### [TASK REQUIREMENTS]
Repeat the full listing below verbatim and keep the images out.

+ + + + +

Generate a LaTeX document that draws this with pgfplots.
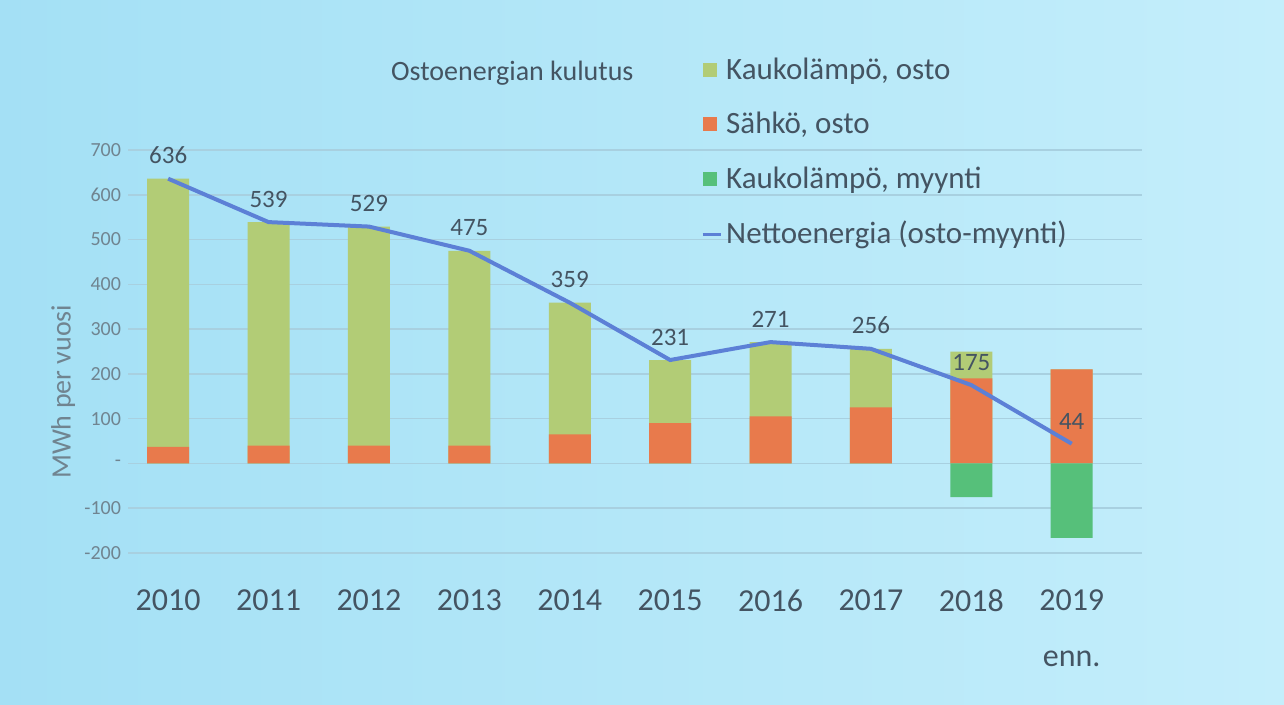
\documentclass[border=0pt]{standalone}
\usepackage{pgfplots}
\pgfplotsset{compat=1.18}
\usepackage{pgfplotstable}
\usepackage{fontspec}
\setmainfont{Carlito}
\definecolor{bgA}{RGB}{164,224,245}
\definecolor{bgB}{RGB}{196,238,251}
\definecolor{klosto}{RGB}{178,204,118}
\definecolor{sahko}{RGB}{232,122,76}
\definecolor{myynti}{RGB}{86,192,122}
\definecolor{netto}{RGB}{92,128,214}
\definecolor{gridc}{RGB}{168,208,224}
\definecolor{txt}{RGB}{68,84,98}
\definecolor{tickc}{RGB}{112,132,144}

\pgfplotstableread{
x sahko kl myynti netto
0 37 599 0 636
1 40 499 0 539
2 40 489 0 529
3 40 435 0 475
4 65 294 0 359
5 90 141 0 231
6 105 166 0 271
7 125 131 0 256
8 190 60 -75 175
9 210 0 -166 44
}\datatable

\begin{document}
\begin{tikzpicture}
\shade[left color=bgA, right color=bgB] (0,0) rectangle (642pt,352.5pt);
\useasboundingbox (0,0) rectangle (642pt,352.5pt);
\begin{axis}[
  at={(64pt,76pt)}, anchor=south west,
  scale only axis, width=507pt, height=201.5pt,
  xmin=-0.4, xmax=9.7, ymin=-200, ymax=700,
  xtick={0,...,9},
  xticklabels={2010,2011,2012,2013,2014,2015,2016,2017,2018,{2019\\enn.}},
  xticklabel style={align=center, anchor=north, yshift=-15pt, text=txt,
    font=\fontsize{16}{28}\selectfont},
  ytick={-200,-100,0,100,200,300,400,500,600,700},
  yticklabels={-200,-100,-,100,200,300,400,500,600,700},
  yticklabel style={text=tickc, font=\fontsize{10}{11}\selectfont},
  axis line style={draw=none}, major tick length=0pt,
  ymajorgrids, grid style={gridc, line width=0.8pt},
  ylabel={MWh per vuosi},
  ylabel style={at={(axis description cs:-0.064,0.40)}, anchor=center,
    text=tickc, font=\fontsize{14}{15}\selectfont},
  title={Ostoenergian kulutus},
  title style={at={(axis description cs:0.379,1.16)}, anchor=center,
    font=\fontsize{14}{15}\selectfont, text=txt},
  /pgf/number format/assume math mode=true,
  legend style={at={(0.559,1.25)}, anchor=north west, draw=none, fill=none,
    font=\fontsize{15.5}{16}\selectfont, text=txt, row sep=11pt},
  legend cell align=left,
  clip=false,
]
\addplot[ybar, bar width=21pt, bar shift=0pt, fill=klosto, draw=none,
  legend image code/.code={\fill[klosto] (0pt,-3.5pt) rectangle (7pt,3.5pt);}]
  table[x=x, y expr=\thisrow{sahko}+\thisrow{kl}] {\datatable};
\addlegendentry{Kaukolämpö, osto}
\addplot[ybar, bar width=21pt, bar shift=0pt, fill=sahko, draw=none,
  legend image code/.code={\fill[sahko] (0pt,-3.5pt) rectangle (7pt,3.5pt);}]
  table[x=x, y=sahko] {\datatable};
\addlegendentry{Sähkö, osto}
\addplot[ybar, bar width=21pt, bar shift=0pt, fill=myynti, draw=none,
  legend image code/.code={\fill[myynti] (0pt,-3.5pt) rectangle (7pt,3.5pt);}]
  table[x=x, y=myynti] {\datatable};
\addlegendentry{Kaukolämpö, myynti}
\addplot[netto, line width=2pt, mark=none,
  nodes near coords,
  every node near coord/.append style={text=txt, anchor=south, yshift=3pt,
    font=\fontsize{12.5}{13}\selectfont},
  legend image code/.code={\draw[netto, line width=1.5pt] (0pt,0pt) -- (9pt,0pt);}]
  table[x=x, y=netto] {\datatable};
\addlegendentry{Nettoenergia (osto-myynti)}
\end{axis}
\end{tikzpicture}
\end{document}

+ + + + +

### [RESPONSE TO THE EXERCISE]
Generate a LaTeX document that draws this with pgfplots.
\documentclass[border=0pt]{standalone}
\usepackage{pgfplots}
\pgfplotsset{compat=1.18}
\usepackage{pgfplotstable}
\usepackage{fontspec}
\setmainfont{Carlito}
\definecolor{bgA}{RGB}{164,224,245}
\definecolor{bgB}{RGB}{196,238,251}
\definecolor{klosto}{RGB}{178,204,118}
\definecolor{sahko}{RGB}{232,122,76}
\definecolor{myynti}{RGB}{86,192,122}
\definecolor{netto}{RGB}{92,128,214}
\definecolor{gridc}{RGB}{168,208,224}
\definecolor{txt}{RGB}{68,84,98}
\definecolor{tickc}{RGB}{112,132,144}

\pgfplotstableread{
x sahko kl myynti netto
0 37 599 0 636
1 40 499 0 539
2 40 489 0 529
3 40 435 0 475
4 65 294 0 359
5 90 141 0 231
6 105 166 0 271
7 125 131 0 256
8 190 60 -75 175
9 210 0 -166 44
}\datatable

\begin{document}
\begin{tikzpicture}
\shade[left color=bgA, right color=bgB] (0,0) rectangle (642pt,352.5pt);
\useasboundingbox (0,0) rectangle (642pt,352.5pt);
\begin{axis}[
  at={(64pt,76pt)}, anchor=south west,
  scale only axis, width=507pt, height=201.5pt,
  xmin=-0.4, xmax=9.7, ymin=-200, ymax=700,
  xtick={0,...,9},
  xticklabels={2010,2011,2012,2013,2014,2015,2016,2017,2018,{2019\\enn.}},
  xticklabel style={align=center, anchor=north, yshift=-15pt, text=txt,
    font=\fontsize{16}{28}\selectfont},
  ytick={-200,-100,0,100,200,300,400,500,600,700},
  yticklabels={-200,-100,-,100,200,300,400,500,600,700},
  yticklabel style={text=tickc, font=\fontsize{10}{11}\selectfont},
  axis line style={draw=none}, major tick length=0pt,
  ymajorgrids, grid style={gridc, line width=0.8pt},
  ylabel={MWh per vuosi},
  ylabel style={at={(axis description cs:-0.064,0.40)}, anchor=center,
    text=tickc, font=\fontsize{14}{15}\selectfont},
  title={Ostoenergian kulutus},
  title style={at={(axis description cs:0.379,1.16)}, anchor=center,
    font=\fontsize{14}{15}\selectfont, text=txt},
  /pgf/number format/assume math mode=true,
  legend style={at={(0.559,1.25)}, anchor=north west, draw=none, fill=none,
    font=\fontsize{15.5}{16}\selectfont, text=txt, row sep=11pt},
  legend cell align=left,
  clip=false,
]
\addplot[ybar, bar width=21pt, bar shift=0pt, fill=klosto, draw=none,
  legend image code/.code={\fill[klosto] (0pt,-3.5pt) rectangle (7pt,3.5pt);}]
  table[x=x, y expr=\thisrow{sahko}+\thisrow{kl}] {\datatable};
\addlegendentry{Kaukolämpö, osto}
\addplot[ybar, bar width=21pt, bar shift=0pt, fill=sahko, draw=none,
  legend image code/.code={\fill[sahko] (0pt,-3.5pt) rectangle (7pt,3.5pt);}]
  table[x=x, y=sahko] {\datatable};
\addlegendentry{Sähkö, osto}
\addplot[ybar, bar width=21pt, bar shift=0pt, fill=myynti, draw=none,
  legend image code/.code={\fill[myynti] (0pt,-3.5pt) rectangle (7pt,3.5pt);}]
  table[x=x, y=myynti] {\datatable};
\addlegendentry{Kaukolämpö, myynti}
\addplot[netto, line width=2pt, mark=none,
  nodes near coords,
  every node near coord/.append style={text=txt, anchor=south, yshift=3pt,
    font=\fontsize{12.5}{13}\selectfont},
  legend image code/.code={\draw[netto, line width=1.5pt] (0pt,0pt) -- (9pt,0pt);}]
  table[x=x, y=netto] {\datatable};
\addlegendentry{Nettoenergia (osto-myynti)}
\end{axis}
\end{tikzpicture}
\end{document}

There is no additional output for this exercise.